In terms of actual capabilities, Siri wouldn’t pass a Turing Test. But it doesn’t set out to do so. It doesn’t try to augment our abilities, but rather extend them.
For example, say you want to go to the best restaurant around. You know you can do that. With the help of technology, you can combine information from different sources (local business directories, geospatial databases, restaurant guides, restaurant review sources, online reservation services, and your own favorites).
But why would you want to? You want to use technology as a tool, not get immersed in the experience of interacting with it.
Siri delegates everything you don’t want to do. It lets you use technology as it’s supposed to be used, as a tool. By doing so, it becomes a digital prostheses. As a result, the experience is truly human-centered, built for humans based on real human needs.
The story of Siri is full of great achievements of the human mind.

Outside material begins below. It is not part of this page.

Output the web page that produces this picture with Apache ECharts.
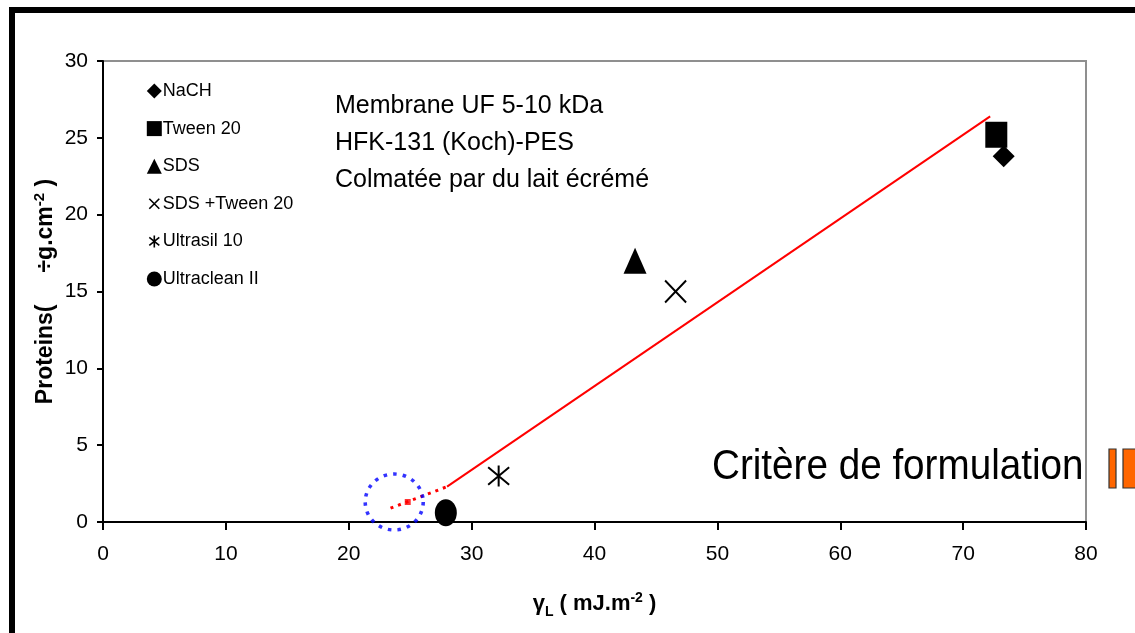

It shows us how the power of thought can fuel great technological breakthroughs. It ends with the same man that started it all: von Kempelen, the man with the kind of thinking that gave birth to the first speaking machine, a truly amazing technological achievement. But more importantly, the kind of thinking that creates genuine human experiences.
The Turk’s biggest achievement was to challenge how we think about machines. This is the type of thinking that I like to call design thinking.
Yes, Siri still has its shortcomings, starting with the fact that it’s voice-controlled. But the mechanisms behind it are nothing short of amazing. Properly pairing machine intelligence with true contextual awareness is what created the first conversational interface that actually works.
And simply because it works, it marks an important milestone: It becomes a template for all future voice-controlled interactions. Even Google has updated its interfaces to include conversational and contextual interfaces. What Siri did was show the world a bright idea and made it stick.
More importantly, for professionals, the story behind Siri offers valuable lessons in true experience design, vital lessons in times clearly dominated by form instead of content, where an excessive preoccupation with formalism can impede further developments.
Experience design is more than numbers, boxes, and diagrams. It’s emotional, invisible at the time of inception, innovative, developed intelligently, and deeply contextual. A complex multiplex, feeding on a variety of different disciplines, such as neuroscience, psychology, linguistics, logic, biology, social sciences, computer science, software engineering, mathematics, and philosophy.
Much in the same way that Siri forges new tools from old technologies, good design feeds on AI for the raw materials to conquer human experience. To add function to experience. To add personality.
Avoid fields. Jump fences.
Disciplinary boundaries and regulatory regimes are attempts to control the wilding of creative life. They are often understandable efforts to order what are manifold, complex, evolutionary processes. Our job is to jump the fences and cross the fields.